_Provided data_

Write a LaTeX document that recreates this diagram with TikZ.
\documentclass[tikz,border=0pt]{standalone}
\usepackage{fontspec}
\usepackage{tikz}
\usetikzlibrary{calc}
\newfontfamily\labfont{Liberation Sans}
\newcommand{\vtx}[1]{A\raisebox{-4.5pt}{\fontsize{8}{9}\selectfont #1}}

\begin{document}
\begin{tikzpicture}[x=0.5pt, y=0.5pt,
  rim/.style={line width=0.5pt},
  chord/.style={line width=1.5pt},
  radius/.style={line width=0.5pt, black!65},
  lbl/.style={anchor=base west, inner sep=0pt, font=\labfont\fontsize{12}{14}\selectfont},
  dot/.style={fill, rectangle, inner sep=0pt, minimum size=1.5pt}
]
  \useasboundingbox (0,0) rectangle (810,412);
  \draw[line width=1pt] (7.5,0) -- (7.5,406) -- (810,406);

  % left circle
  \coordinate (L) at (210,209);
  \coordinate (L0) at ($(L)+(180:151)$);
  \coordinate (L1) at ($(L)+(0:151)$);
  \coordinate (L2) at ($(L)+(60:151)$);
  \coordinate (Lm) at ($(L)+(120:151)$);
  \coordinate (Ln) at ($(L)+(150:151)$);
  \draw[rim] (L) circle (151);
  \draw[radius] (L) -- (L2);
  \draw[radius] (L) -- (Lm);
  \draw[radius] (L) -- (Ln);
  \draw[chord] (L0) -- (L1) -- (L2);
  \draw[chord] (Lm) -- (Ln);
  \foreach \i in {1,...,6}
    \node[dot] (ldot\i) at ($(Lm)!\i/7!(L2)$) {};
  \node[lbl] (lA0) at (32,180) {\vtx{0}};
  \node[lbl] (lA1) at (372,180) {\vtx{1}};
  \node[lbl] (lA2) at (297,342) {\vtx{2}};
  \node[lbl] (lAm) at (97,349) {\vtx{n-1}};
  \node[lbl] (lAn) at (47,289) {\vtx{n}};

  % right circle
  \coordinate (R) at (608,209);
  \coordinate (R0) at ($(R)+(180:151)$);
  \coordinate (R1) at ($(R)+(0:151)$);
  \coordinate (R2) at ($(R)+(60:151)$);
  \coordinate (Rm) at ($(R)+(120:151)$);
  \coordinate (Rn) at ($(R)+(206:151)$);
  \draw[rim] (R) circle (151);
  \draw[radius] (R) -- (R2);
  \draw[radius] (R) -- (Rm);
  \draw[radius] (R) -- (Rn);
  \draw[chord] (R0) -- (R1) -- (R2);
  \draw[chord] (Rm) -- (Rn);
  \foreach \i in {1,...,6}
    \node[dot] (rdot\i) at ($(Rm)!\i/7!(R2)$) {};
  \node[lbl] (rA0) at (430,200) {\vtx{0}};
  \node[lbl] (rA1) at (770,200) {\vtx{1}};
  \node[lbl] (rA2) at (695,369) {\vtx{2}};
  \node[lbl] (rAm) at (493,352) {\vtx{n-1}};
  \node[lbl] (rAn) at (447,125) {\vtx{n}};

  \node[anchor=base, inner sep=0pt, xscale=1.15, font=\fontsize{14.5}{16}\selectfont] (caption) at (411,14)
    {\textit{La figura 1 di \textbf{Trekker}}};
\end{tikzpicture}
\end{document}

_Exercise prompt_
Print only the lines that run from the start of the listing to the line bearing "(7.5,406) -- (810,406);"; please keep the first line and that last one, exactly as they appear.

_Exercise result_
Write a LaTeX document that recreates this diagram with TikZ.
\documentclass[tikz,border=0pt]{standalone}
\usepackage{fontspec}
\usepackage{tikz}
\usetikzlibrary{calc}
\newfontfamily\labfont{Liberation Sans}
\newcommand{\vtx}[1]{A\raisebox{-4.5pt}{\fontsize{8}{9}\selectfont #1}}

\begin{document}
\begin{tikzpicture}[x=0.5pt, y=0.5pt,
  rim/.style={line width=0.5pt},
  chord/.style={line width=1.5pt},
  radius/.style={line width=0.5pt, black!65},
  lbl/.style={anchor=base west, inner sep=0pt, font=\labfont\fontsize{12}{14}\selectfont},
  dot/.style={fill, rectangle, inner sep=0pt, minimum size=1.5pt}
]
  \useasboundingbox (0,0) rectangle (810,412);
  \draw[line width=1pt] (7.5,0) -- (7.5,406) -- (810,406);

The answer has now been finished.